> EXERCISE OBJECTIVE
Print word for word the first line of the listing below and every line after it, through the line with "from matplotlib.patches import Rectangle". Leave out the pictures and the rest.

━━━━━━━━━━

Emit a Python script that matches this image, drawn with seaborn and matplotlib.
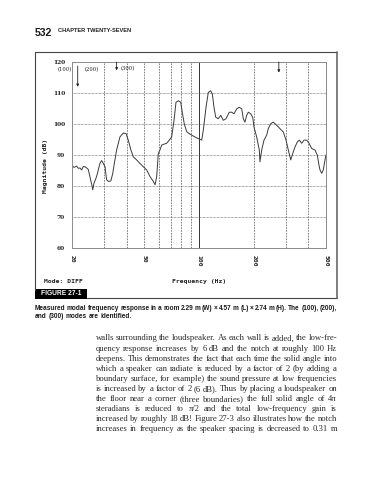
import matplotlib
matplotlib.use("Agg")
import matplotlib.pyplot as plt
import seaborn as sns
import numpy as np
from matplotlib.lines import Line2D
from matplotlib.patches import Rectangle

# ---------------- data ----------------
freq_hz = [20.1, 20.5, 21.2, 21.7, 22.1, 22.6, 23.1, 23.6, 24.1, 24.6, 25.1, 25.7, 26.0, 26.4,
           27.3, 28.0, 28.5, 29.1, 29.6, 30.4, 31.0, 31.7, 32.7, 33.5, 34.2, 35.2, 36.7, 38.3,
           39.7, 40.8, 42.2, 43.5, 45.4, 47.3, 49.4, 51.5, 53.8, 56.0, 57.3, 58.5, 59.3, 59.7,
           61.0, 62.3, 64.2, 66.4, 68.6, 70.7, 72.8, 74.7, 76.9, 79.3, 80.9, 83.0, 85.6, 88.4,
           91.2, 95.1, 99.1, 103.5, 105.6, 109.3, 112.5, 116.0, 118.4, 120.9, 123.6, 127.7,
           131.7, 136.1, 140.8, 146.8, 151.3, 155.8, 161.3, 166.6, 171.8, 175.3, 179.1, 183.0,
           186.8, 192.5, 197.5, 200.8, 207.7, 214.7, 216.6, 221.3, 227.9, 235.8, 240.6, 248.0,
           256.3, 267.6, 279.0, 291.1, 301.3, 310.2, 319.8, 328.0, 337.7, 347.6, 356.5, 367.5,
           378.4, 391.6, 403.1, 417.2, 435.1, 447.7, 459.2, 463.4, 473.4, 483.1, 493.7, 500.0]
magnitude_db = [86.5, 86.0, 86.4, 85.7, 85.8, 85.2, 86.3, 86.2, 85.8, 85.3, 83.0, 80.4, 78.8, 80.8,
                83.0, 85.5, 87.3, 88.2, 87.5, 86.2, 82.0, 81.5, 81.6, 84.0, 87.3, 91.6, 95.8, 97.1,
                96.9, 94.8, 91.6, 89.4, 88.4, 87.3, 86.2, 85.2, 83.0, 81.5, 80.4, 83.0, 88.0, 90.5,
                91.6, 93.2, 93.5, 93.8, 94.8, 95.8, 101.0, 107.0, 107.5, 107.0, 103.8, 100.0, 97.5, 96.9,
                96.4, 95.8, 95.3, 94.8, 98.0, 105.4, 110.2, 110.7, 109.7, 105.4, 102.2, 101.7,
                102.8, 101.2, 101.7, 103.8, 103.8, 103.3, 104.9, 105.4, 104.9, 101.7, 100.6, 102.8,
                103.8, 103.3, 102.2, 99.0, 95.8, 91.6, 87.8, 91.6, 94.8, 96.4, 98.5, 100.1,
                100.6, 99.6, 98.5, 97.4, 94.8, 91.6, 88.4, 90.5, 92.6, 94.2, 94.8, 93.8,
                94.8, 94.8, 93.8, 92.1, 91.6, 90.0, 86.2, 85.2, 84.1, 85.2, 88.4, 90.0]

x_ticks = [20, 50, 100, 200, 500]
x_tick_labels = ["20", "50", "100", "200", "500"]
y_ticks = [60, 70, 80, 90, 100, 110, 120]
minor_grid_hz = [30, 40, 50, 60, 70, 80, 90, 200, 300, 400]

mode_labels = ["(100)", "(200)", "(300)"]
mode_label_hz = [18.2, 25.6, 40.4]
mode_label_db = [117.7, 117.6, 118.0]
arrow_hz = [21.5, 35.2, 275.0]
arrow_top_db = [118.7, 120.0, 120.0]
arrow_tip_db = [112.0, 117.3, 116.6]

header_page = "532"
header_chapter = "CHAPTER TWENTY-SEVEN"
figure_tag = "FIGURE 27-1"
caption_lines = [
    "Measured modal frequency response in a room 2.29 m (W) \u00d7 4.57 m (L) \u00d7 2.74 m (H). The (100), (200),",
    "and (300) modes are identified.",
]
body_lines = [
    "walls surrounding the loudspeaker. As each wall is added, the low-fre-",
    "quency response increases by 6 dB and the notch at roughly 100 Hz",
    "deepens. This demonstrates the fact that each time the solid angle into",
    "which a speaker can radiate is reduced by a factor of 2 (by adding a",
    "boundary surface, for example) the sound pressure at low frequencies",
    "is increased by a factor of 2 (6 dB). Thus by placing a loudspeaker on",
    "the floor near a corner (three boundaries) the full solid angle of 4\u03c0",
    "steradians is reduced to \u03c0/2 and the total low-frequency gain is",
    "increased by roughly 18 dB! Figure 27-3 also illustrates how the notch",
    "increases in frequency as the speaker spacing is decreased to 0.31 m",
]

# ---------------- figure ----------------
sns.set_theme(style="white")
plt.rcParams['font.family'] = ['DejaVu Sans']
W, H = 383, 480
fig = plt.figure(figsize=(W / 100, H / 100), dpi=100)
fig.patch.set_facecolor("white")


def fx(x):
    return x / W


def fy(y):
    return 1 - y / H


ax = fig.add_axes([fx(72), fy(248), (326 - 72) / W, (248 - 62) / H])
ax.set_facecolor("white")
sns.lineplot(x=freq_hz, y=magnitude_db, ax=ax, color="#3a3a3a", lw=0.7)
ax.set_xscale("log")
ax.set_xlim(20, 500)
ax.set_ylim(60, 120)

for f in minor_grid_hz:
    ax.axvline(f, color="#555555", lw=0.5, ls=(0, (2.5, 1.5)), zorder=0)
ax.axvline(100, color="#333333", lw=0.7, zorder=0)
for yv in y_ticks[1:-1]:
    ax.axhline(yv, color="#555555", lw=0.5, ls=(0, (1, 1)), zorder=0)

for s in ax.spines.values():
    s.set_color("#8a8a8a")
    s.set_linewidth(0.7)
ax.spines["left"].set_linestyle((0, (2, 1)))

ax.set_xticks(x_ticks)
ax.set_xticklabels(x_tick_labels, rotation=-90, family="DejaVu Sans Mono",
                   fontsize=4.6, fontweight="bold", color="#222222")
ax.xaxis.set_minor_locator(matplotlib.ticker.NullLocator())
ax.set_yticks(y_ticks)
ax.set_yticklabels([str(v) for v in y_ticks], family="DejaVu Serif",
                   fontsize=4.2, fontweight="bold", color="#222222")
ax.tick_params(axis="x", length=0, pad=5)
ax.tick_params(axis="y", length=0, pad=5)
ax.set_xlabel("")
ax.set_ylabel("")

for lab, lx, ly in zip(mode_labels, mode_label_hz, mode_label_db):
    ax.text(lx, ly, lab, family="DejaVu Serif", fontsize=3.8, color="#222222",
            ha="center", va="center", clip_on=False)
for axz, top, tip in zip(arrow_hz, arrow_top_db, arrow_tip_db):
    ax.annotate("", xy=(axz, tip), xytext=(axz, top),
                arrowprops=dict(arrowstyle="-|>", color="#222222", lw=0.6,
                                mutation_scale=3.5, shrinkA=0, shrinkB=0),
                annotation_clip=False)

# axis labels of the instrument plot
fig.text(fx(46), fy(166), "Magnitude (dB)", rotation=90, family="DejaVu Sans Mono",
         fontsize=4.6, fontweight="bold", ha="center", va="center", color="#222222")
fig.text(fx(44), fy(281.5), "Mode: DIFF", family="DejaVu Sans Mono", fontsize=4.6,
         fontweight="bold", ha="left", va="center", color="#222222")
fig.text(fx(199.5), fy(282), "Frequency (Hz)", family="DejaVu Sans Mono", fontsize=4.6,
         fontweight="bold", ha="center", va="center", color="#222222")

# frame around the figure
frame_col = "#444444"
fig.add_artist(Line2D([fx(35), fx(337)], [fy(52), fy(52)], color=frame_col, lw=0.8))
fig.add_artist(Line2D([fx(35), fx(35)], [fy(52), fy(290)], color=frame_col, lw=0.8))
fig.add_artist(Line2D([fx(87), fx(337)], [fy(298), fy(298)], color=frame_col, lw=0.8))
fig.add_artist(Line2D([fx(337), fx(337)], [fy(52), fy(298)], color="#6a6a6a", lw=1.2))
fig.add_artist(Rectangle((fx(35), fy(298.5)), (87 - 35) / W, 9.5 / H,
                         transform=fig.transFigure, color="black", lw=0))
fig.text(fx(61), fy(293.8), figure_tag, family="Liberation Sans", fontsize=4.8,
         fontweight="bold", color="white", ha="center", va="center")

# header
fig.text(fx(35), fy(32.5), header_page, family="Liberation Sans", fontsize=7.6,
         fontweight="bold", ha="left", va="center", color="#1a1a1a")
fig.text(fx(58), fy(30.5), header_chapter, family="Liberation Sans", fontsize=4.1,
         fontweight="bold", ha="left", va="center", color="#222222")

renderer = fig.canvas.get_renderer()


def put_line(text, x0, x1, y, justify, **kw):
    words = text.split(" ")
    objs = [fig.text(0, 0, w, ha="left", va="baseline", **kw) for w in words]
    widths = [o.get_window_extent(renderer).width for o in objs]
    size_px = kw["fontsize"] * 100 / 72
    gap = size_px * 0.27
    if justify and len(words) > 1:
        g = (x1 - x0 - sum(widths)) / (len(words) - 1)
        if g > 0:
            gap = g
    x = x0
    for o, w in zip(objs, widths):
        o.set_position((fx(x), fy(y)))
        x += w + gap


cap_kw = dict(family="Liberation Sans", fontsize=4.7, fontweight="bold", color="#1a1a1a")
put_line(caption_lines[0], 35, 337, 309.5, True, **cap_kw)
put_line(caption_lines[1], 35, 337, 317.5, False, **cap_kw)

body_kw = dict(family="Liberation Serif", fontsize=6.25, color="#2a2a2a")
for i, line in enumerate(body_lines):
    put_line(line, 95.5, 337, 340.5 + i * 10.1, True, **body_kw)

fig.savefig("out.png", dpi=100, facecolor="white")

━━━━━━━━━━

> TASK RESULT
Emit a Python script that matches this image, drawn with seaborn and matplotlib.
import matplotlib
matplotlib.use("Agg")
import matplotlib.pyplot as plt
import seaborn as sns
import numpy as np
from matplotlib.lines import Line2D
from matplotlib.patches import Rectangle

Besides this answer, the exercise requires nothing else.